My favourite contemporary writer is George Saunders, author of Lincoln in the Bardo. He’s mad. He does things with language and story form that I don’t think anyone else is doing, and yet he's doing it in a deeply accessible way. Sometimes you get experimental writers who isolate their readers. He has a wide appeal. There's a deep humanity to the way he writes. He's a kind writer. He writes about the best in people as well as the worst. He’s amazing.

Tennessee Williams

 I'm a big Tennessee Williams fan. He pushed the boundaries of what you can get away with in how he talked about sex, gender and questioning the norms of the America of his day.
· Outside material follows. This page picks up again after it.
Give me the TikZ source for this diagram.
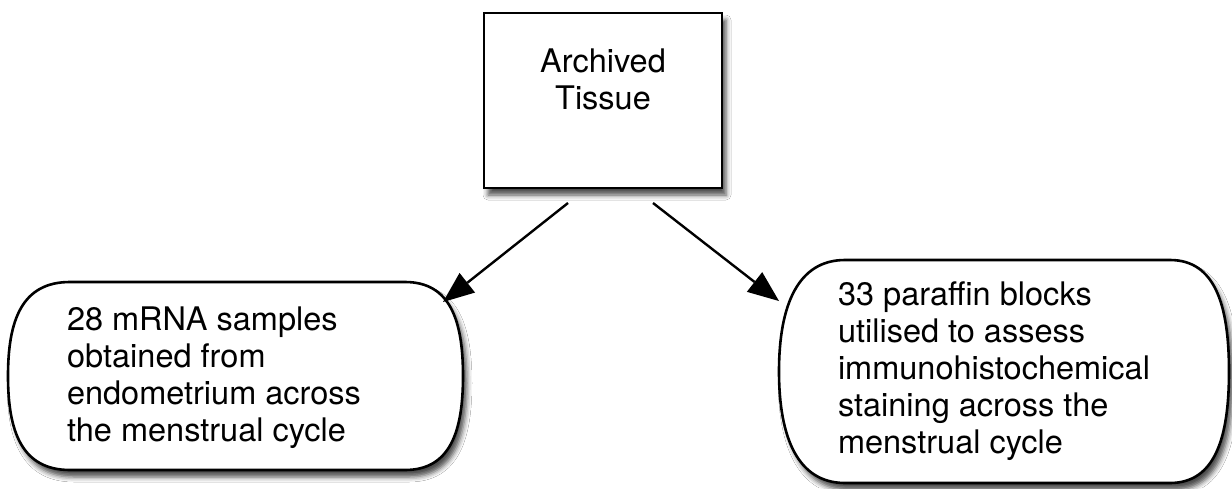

I still find The Glass Menagerie and A Streetcar Named Desire provocative now. They must have been terribly provocative when first performed. As a person, he was terribly misunderstood and out of his comfort zone his whole life with his own sexuality, and the madness that was in his family and all the norms of southern gentility. He took that and put it on stage in a way that was really brave.

Brian Friel

 Brian Friel. Picture: Brian Morrison/PA Wire 
 Brian Friel. Picture: Brian Morrison/PA Wire 

I love Brian Friel from this neck of the woods. Faith Healer is probably my favourite of the Friel plays. It's such a simple concept. It's like a monologue for the most part yet he does so much storytelling, inviting the audience to ask big questions through this simple narrative. I often look back at it when I'm writing dialogue because it's a masterpiece of dialogue.

Rear Window

 I'm a big Alfred Hitchcock fan. Rear Window does something to the viewer. It renders a physical experience in the watching of it. You're sitting in the cinema and you feel all of the tension in the story and you utterly forget that the real world exists. You’re so fixated with the urge: “Do not go into that room!” He’s so good at creating tension in his films. The camera work in it is so beautiful. Rear Window is almost perfect. I've watched it many, many times.

Hello, Bookstore

 I love rambling documentaries where the person making it hasn’t made-up their mind about the subject, so it feels like you’re going along with them. Hello, Bookstore is about a family-run Massachusetts bookshop. It followed a year in the life of this tiny independent bookstore as it tried to navigate through the Covid period. It showed how important the bookstore was to the community and how people rallied, trying to keep it going when it was put under threat. The owner absolutely loves books. He can't stop talking about the best new book that he’s read when he's supposed to be trying to save his business. The documentary is gentle and gorgeous.